I think the quantum mechanics chapter misses a lot of opportunities. I would be biased and self-aggrandizing if I were to criticize it for failing to contrast the Copenhagen interpretation with hidden-variable theories, or failing to discuss the role of indeterminacy in rabbinic ontology, so I won't. But more objectively, I think the book misrepresents the Copenhagen interpretation. The main idea that he takes from it is that the observer's consciousness determines reality, and this is used as a jumping-off point to discuss the importance of consciousness and kavanah. He fails to note that the idea that human consciousness causes wavefunction collapse is very much a fringe version of the Copenhagen interpretation, and there are other explanations (e.g. decoherence) that don't depend on giving the human mind a special status and thus do better by Occam's Razor. The other interpretation of quantum mechanics discussed is the Many Worlds interpretation, which is a jumping-off point to talk about midrash ("what if?") and to reject ethnocentrism.

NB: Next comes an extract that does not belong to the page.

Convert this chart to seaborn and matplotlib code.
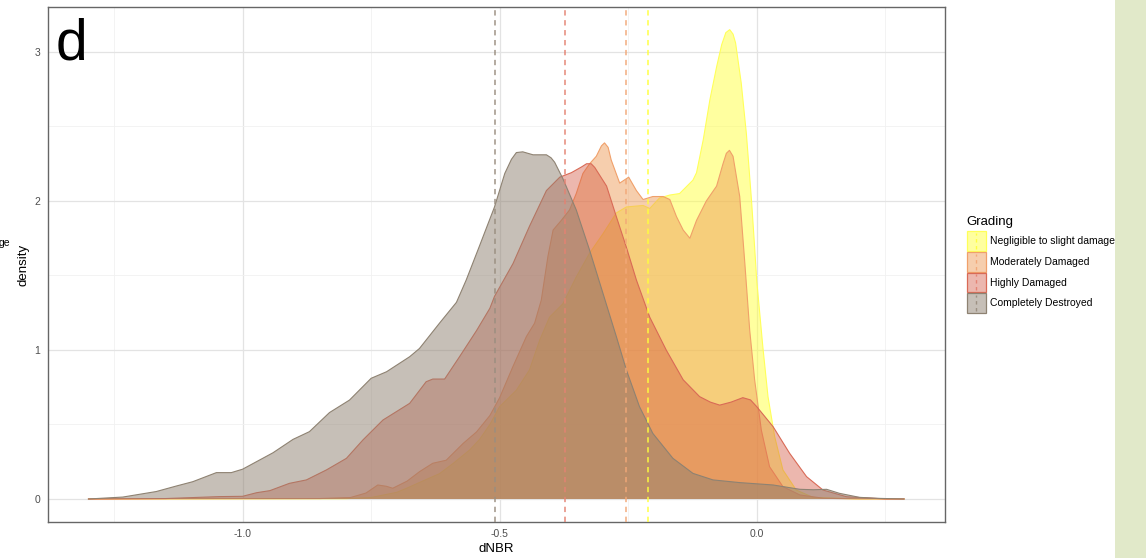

These connections feel forced to me, and don't represent the most significant philosophical consequences of quantum mechanics.

The final chapter asks "Can a physicist pray?" (p. 259) More specifically, Nelson is asking whether it is possible to interact with an infinite God who spans the entire universe. His answer is "yes", but in a way that I don't find very satisfying. He refers to Hasidic meditative practices and proposes:
If we are willing to consider the Hasidic ploy of declaring the "plain meaning of the words" to be completely irrelevant, then we can even bring our sense of God in the universe, crafted as it is with metaphors from the world of physics, into the synagogue. There we can meditate on the unity of all matter, all space, all time, and all energy, while chanting the traditional prayer as a sort of mantra designed not to remind us of a particular message but to allow us to rise above all particular messages to focus on the one universal message: There is unity, structure, beauty, and meaning in the world. (p. 266)
So if prayer is a meditation on the whole universe, then why should we keep doing in the Jewish milieu? Nelson's answer is community and tradition (p. 267-68). I am not content with the idea of maintaining Jewish traditions because our parents did it and our friends are doing it, while holding our modern ideas about physics and the universe, and not forcing them to interact (and I am confused that Nelson appears to come to this conclusion after suggesting otherwise for the rest of the book). Our evolving interpretive tradition can and must be in dialogue with our scientific knowledge. Our classic texts cannot be merely mantras that we chant to maintain continuity with the past; we can read our newer understanding of the universe into the texts themselves.

Anyway, I'm sure all these issues will be worked out in the second edition. Go read the book, and then we can discuss it more.